(Records with drawing code)
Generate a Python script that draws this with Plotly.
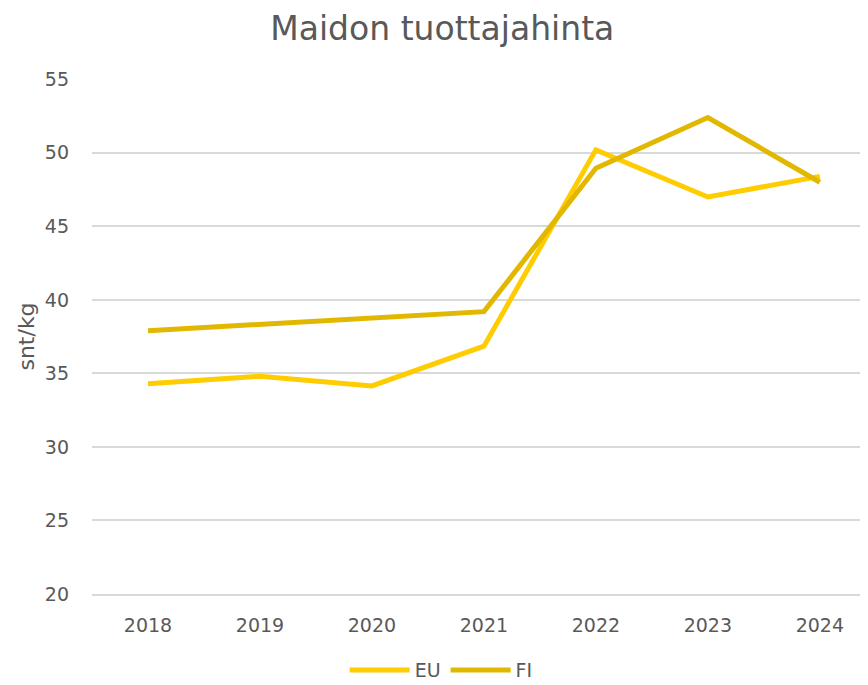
import plotly.graph_objects as go

years = ["2018", "2019", "2020", "2021", "2022", "2023", "2024"]
eu = [34.3, 34.8, 34.15, 36.85, 50.2, 47.0, 48.4]
fi = [37.9, 38.35, 38.8, 39.2, 48.95, 52.4, 48.0]
y_ticks = [20, 25, 30, 35, 40, 45, 50, 55]

font_family = "DejaVu Sans"
grey = "#595959"

fig = go.Figure()
fig.add_trace(go.Scatter(x=years, y=eu, name="EU", mode="lines",
                         line=dict(color="#FFCC00", width=5)))
fig.add_trace(go.Scatter(x=years, y=fi, name="FI", mode="lines",
                         line=dict(color="#E2B700", width=5)))

fig.update_layout(
    width=860, height=677,
    margin=dict(l=84, r=0, t=71, b=91, autoexpand=False),
    paper_bgcolor="white", plot_bgcolor="white",
    font=dict(family=font_family, color=grey, size=19),
    title=dict(text="Maidon tuottajahinta", x=0.505, xanchor="center",
               y=0.970, yanchor="middle",
               font=dict(size=33, color=grey, family=font_family)),
    showlegend=True,
    legend=dict(orientation="h", x=0.45, xanchor="center", y=-0.148, yanchor="middle",
                font=dict(size=19, color=grey), itemwidth=60,
                traceorder="normal"),
    xaxis=dict(type="category", range=[-0.5, 6.43], showgrid=False,
               showline=True, linecolor="#D9D9D9", linewidth=1.5,
               zeroline=False, ticks="", ticklabelstandoff=13,
               tickfont=dict(size=19, color=grey)),
    yaxis=dict(range=[20, 55.02], tickvals=y_ticks, showgrid=True,
               gridcolor="#D9D9D9", gridwidth=1.5, zeroline=False,
               showline=False, ticks="", ticklabelstandoff=22,
               tickfont=dict(size=19, color=grey),
               title=dict(text="snt/kg", font=dict(size=22, color=grey), standoff=4)),
)

fig.write_html("out.html")
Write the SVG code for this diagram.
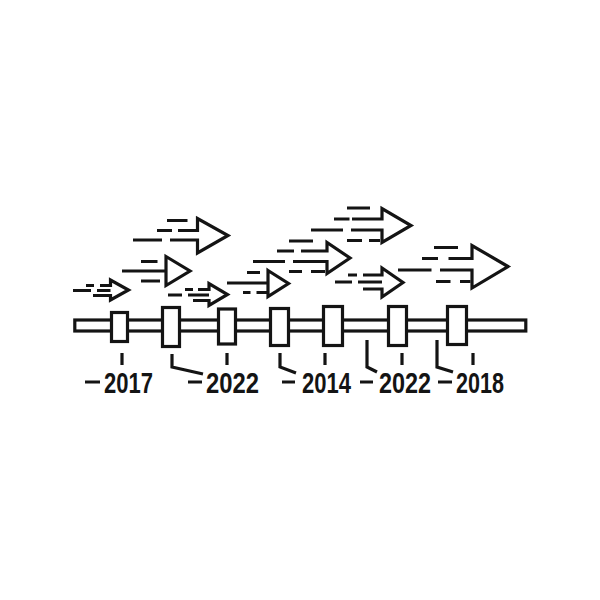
<svg xmlns="http://www.w3.org/2000/svg" width="600" height="600" viewBox="0 0 600 600">
<style>
.s{fill:none;stroke:#141414;stroke-width:3.2;stroke-linejoin:miter;stroke-linecap:butt}
.b{fill:#fff;stroke:#141414;stroke-width:3.2}
.t{font-family:"Liberation Sans",Arial,sans-serif;font-weight:bold;font-size:30px;fill:#141414}
</style>
<rect width="600" height="600" fill="#fff"/>
<g id="arrows">
<g id="arrowA">
<path class="s" d="M178,230.5 H197.5 V218.5 L228,235.5 L197.5,253 V240 H170"/>
<path class="s" d="M167,220.5 H187.5 M157,230.5 H172 M133,240 H162"/>
</g>
<g id="arrowB">
<path class="s" d="M166,256.5 L190,271 L166,285.5 Z"/>
<path class="s" d="M122,271 H166 M141,261.5 H157.5 M141,281 H160"/>
</g>
<g id="arrowC">
<path class="s" d="M100,285.5 H110.5 V280 L128.5,290 L110.5,300 V295.5 H93"/>
<path class="s" d="M86,285.5 H94 M73,290.5 H91 M97,290.5 H110.5"/>
</g>
<g id="arrowD">
<path class="s" d="M198,289.5 H209 V283.5 L227.5,294.5 L209,305.5 V300.5 H193"/>
<path class="s" d="M185,289.5 H193 M168,295 H182 M188,295 H209"/>
</g>
<g id="arrowE">
<path class="s" d="M268,270.5 L288.5,283.5 L268,296.5 Z"/>
<path class="s" d="M227,283 H268 M247,272.5 H260 M243,292.5 H250.5 M256.5,292.5 H268"/>
</g>
<g id="arrowF">
<path class="s" d="M301,251 H327 V242.5 L350,258 L327,273.5 V261.5 H293"/>
<path class="s" d="M289,241 H313 M277,251 H294 M253,261.5 H285 M289,271.5 H302 M311,271.5 H325"/>
</g>
<g id="arrowG">
<path class="s" d="M352,219 H382 V208.5 L411,225.5 L382,242.5 V230 H351"/>
<path class="s" d="M347,208 H370 M334,219 H349.5 M311,230 H343 M347,240.5 H362 M369,240.5 H380"/>
</g>
<g id="arrowH">
<path class="s" d="M363,275 H382 V268 L403,282.5 L382,297 V289 H363"/>
<path class="s" d="M348,275 H357 M335,282 H352 M358,282 H382"/>
</g>
<g id="arrowI">
<path class="s" d="M448.5,258.5 H472 V245.5 L508,266.5 L472,288 V270 H440"/>
<path class="s" d="M434,247.5 H458 M422,258.5 H438 M398,270 H431.5 M436,281.5 H450.5 M460,281.5 H470.5"/>
</g>
</g>
<g id="timeline">
<rect class="b" x="74.8" y="320" width="451" height="11"/>
</g>
<g id="connectors">
<path class="s" d="M122,353 V365 M227,353 V365 M325,353 V365 M402,353 V365 M473,353 V365"/>
<path class="s" d="M172,354 V367 L203,374 M280,353 V367 L296,373 M367,340 V367 L377,372 M437,340 V367 L453,372"/>
<path class="s" d="M85,382 H100 M188,382 H202 M282,382 H295 M360,382 H373 M438,382 H452"/>
</g>
<g id="node1"><rect class="b" x="111.5" y="312.5" width="16" height="29"/></g>
<g id="node2"><rect class="b" x="162.5" y="307.5" width="17" height="39"/></g>
<g id="node3"><rect class="b" x="218.5" y="309" width="17" height="35"/></g>
<g id="node4"><rect class="b" x="270.5" y="308.5" width="18" height="37"/></g>
<g id="node5"><rect class="b" x="323.5" y="306.5" width="19" height="39"/></g>
<g id="node6"><rect class="b" x="388.5" y="306.5" width="18" height="39"/></g>
<g id="node7"><rect class="b" x="447.5" y="306.5" width="19" height="38"/></g>
<g id="labels">
<text class="t" x="104" y="393" textLength="49" lengthAdjust="spacingAndGlyphs">2017</text>
<text class="t" x="206" y="393" textLength="53" lengthAdjust="spacingAndGlyphs">2022</text>
<text class="t" x="302" y="393" textLength="49" lengthAdjust="spacingAndGlyphs">2014</text>
<text class="t" x="379" y="393" textLength="52" lengthAdjust="spacingAndGlyphs">2022</text>
<text class="t" x="456" y="393" textLength="48" lengthAdjust="spacingAndGlyphs">2018</text>
</g>
</svg>
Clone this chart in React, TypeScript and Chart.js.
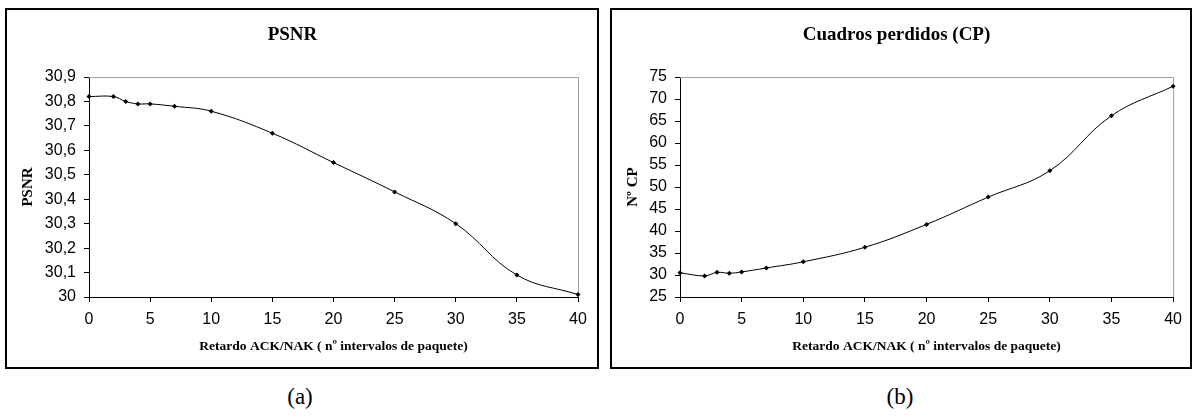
import React, { useEffect, useRef } from "react";
import { Chart, registerables } from "chart.js";

Chart.register(...registerables);

const delays = [0, 2, 3, 4, 5, 7, 10, 15, 20, 25, 30, 35, 40];
const psnrValues = [30.82, 30.82, 30.8, 30.79, 30.79, 30.78, 30.76, 30.67, 30.55, 30.43, 30.3, 30.09, 30.01];
const cpValues = [30.5, 29.8, 30.6, 30.4, 30.7, 31.6, 33.0, 36.3, 41.5, 47.7, 53.7, 66.2, 72.9];
const xTickLabels = ["0", "5", "10", "15", "20", "25", "30", "35", "40"];
const psnrTickLabels = ["30", "30,1", "30,2", "30,3", "30,4", "30,5", "30,6", "30,7", "30,8", "30,9"];
const cpTickLabels = ["25", "30", "35", "40", "45", "50", "55", "60", "65", "70", "75"];

const xTitle = "Retardo ACK/NAK ( nº intervalos de paquete)";

const frameBorder = {
  id: "frameBorder",
  beforeDatasetsDraw(chart: any) {
    const { ctx, chartArea } = chart;
    ctx.save();
    ctx.strokeStyle = "#a0a0a0";
    ctx.lineWidth = 1;
    ctx.beginPath();
    ctx.moveTo(chartArea.left, chartArea.top + 0.5);
    ctx.lineTo(chartArea.right + 0.5, chartArea.top + 0.5);
    ctx.lineTo(chartArea.right + 0.5, chartArea.bottom);
    ctx.stroke();
    ctx.restore();
  },
};

type Props = {
  title: string;
  yTitle: string;
  values: number[];
  yMin: number;
  yMax: number;
  yStep: number;
  yLabels: string[];
  width: number;
  height: number;
  yAxisWidth: number;
  rightPad: number;
};

function LineChart(p: Props) {
  const ref = useRef<HTMLCanvasElement | null>(null);
  useEffect(() => {
    if (!ref.current) return;
    const chart = new Chart(ref.current, {
      type: "line",
      data: {
        datasets: [
          {
            data: delays.map((d, i) => ({ x: d, y: p.values[i] })),
            borderColor: "#000",
            backgroundColor: "#000",
            borderWidth: 1,
            tension: 0.4,
            pointStyle: "rectRot",
            pointRadius: 2.5,
            pointBorderWidth: 0,
            clip: false,
          },
        ],
      },
      options: {
        animation: false,
        responsive: false,
        layout: { padding: { left: 0, right: p.rightPad, top: 0, bottom: 0 } },
        plugins: {
          legend: { display: false },
          tooltip: { enabled: false },
          title: {
            display: true,
            text: p.title,
            color: "#000",
            font: { family: "'Liberation Serif', 'Times New Roman', serif", size: 19, weight: "bold", lineHeight: 1.2 },
            padding: { top: 13.6, bottom: 30.6 },
          },
        },
        scales: {
          x: {
            type: "linear",
            min: 0,
            max: 40,
            afterFit: (s: any) => {
              s.height = 70;
            },
            afterBuildTicks: (s: any) => {
              s.ticks = xTickLabels.map((t) => ({ value: Number(t) }));
            },
            ticks: {
              color: "#000",
              autoSkip: false,
              maxRotation: 0,
              padding: 8,
              font: { family: "'Liberation Sans', Arial, sans-serif", size: 16 },
              callback: (_v: any, i: number) => xTickLabels[i],
            },
            grid: { display: true, drawOnChartArea: false, drawTicks: true, tickLength: 5, color: "#000" },
            border: { display: true, color: "#000", width: 1 },
            title: {
              display: true,
              text: xTitle,
              color: "#000",
              font: { family: "'Liberation Serif', 'Times New Roman', serif", size: 13.5, weight: "bold" },
              padding: { top: 0, bottom: 12 },
            },
          },
          y: {
            type: "linear",
            min: p.yMin,
            max: p.yMax,
            afterFit: (s: any) => {
              s.width = p.yAxisWidth;
            },
            afterBuildTicks: (s: any) => {
              s.ticks = p.yLabels.map((_t, i) => ({ value: p.yMin + i * p.yStep }));
            },
            ticks: {
              color: "#000",
              autoSkip: false,
              padding: 8,
              font: { family: "'Liberation Sans', Arial, sans-serif", size: 16 },
              callback: (_v: any, i: number) => p.yLabels[i],
            },
            grid: { display: true, drawOnChartArea: false, drawTicks: true, tickLength: 5, color: "#000" },
            border: { display: true, color: "#000", width: 1 },
            title: {
              display: true,
              text: p.yTitle,
              color: "#000",
              font: { family: "'Liberation Serif', 'Times New Roman', serif", size: 15, weight: "bold" },
              padding: { top: 12, bottom: 0 },
            },
          },
        },
      },
      plugins: [frameBorder],
    });
    return () => chart.destroy();
  }, []);
  return <canvas ref={ref} width={p.width} height={p.height} style={{ display: "block" }} />;
}

export default function App() {
  const boxStyle = (left: number, width: number): React.CSSProperties => ({
    position: "absolute",
    left,
    top: 8,
    width,
    height: 357,
    border: "2px solid #000",
    background: "#fff",
  });
  const capStyle = (left: number): React.CSSProperties => ({
    position: "absolute",
    left,
    top: 382,
    width: 60,
    textAlign: "center",
    fontFamily: "'Liberation Serif', 'DejaVu Serif', serif",
    fontSize: 23,
    lineHeight: "30px",
    color: "#000",
  });
  return (
    <div style={{ position: "absolute", left: 0, top: 0, width: 1194, height: 416, background: "#fff" }}>
      <div style={boxStyle(5, 590)}>
        <LineChart
          title="PSNR"
          yTitle="PSNR"
          values={psnrValues}
          yMin={30}
          yMax={30.9}
          yStep={0.1}
          yLabels={psnrTickLabels}
          width={590}
          height={357}
          yAxisWidth={82}
          rightPad={19}
        />
      </div>
      <div style={boxStyle(610, 578)}>
        <LineChart
          title="Cuadros perdidos (CP)"
          yTitle="Nº CP"
          values={cpValues}
          yMin={25}
          yMax={75}
          yStep={5}
          yLabels={cpTickLabels}
          width={578}
          height={357}
          yAxisWidth={68}
          rightPad={9}
        />
      </div>
      <div style={capStyle(270)}>(a)</div>
      <div style={capStyle(870)}>(b)</div>
    </div>
  );
}
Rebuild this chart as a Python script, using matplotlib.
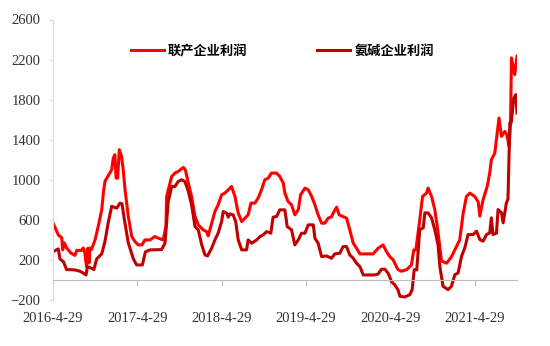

To do
Repeat the listing above from its first line through the line that contains "y_ticks = [20, 25, 30, 35, 40, 45, 50, 55]", both included, and nothing more. Drop the pictures.

Completed exercise
Generate a Python script that draws this with Plotly.
import plotly.graph_objects as go

years = ["2018", "2019", "2020", "2021", "2022", "2023", "2024"]
eu = [34.3, 34.8, 34.15, 36.85, 50.2, 47.0, 48.4]
fi = [37.9, 38.35, 38.8, 39.2, 48.95, 52.4, 48.0]
y_ticks = [20, 25, 30, 35, 40, 45, 50, 55]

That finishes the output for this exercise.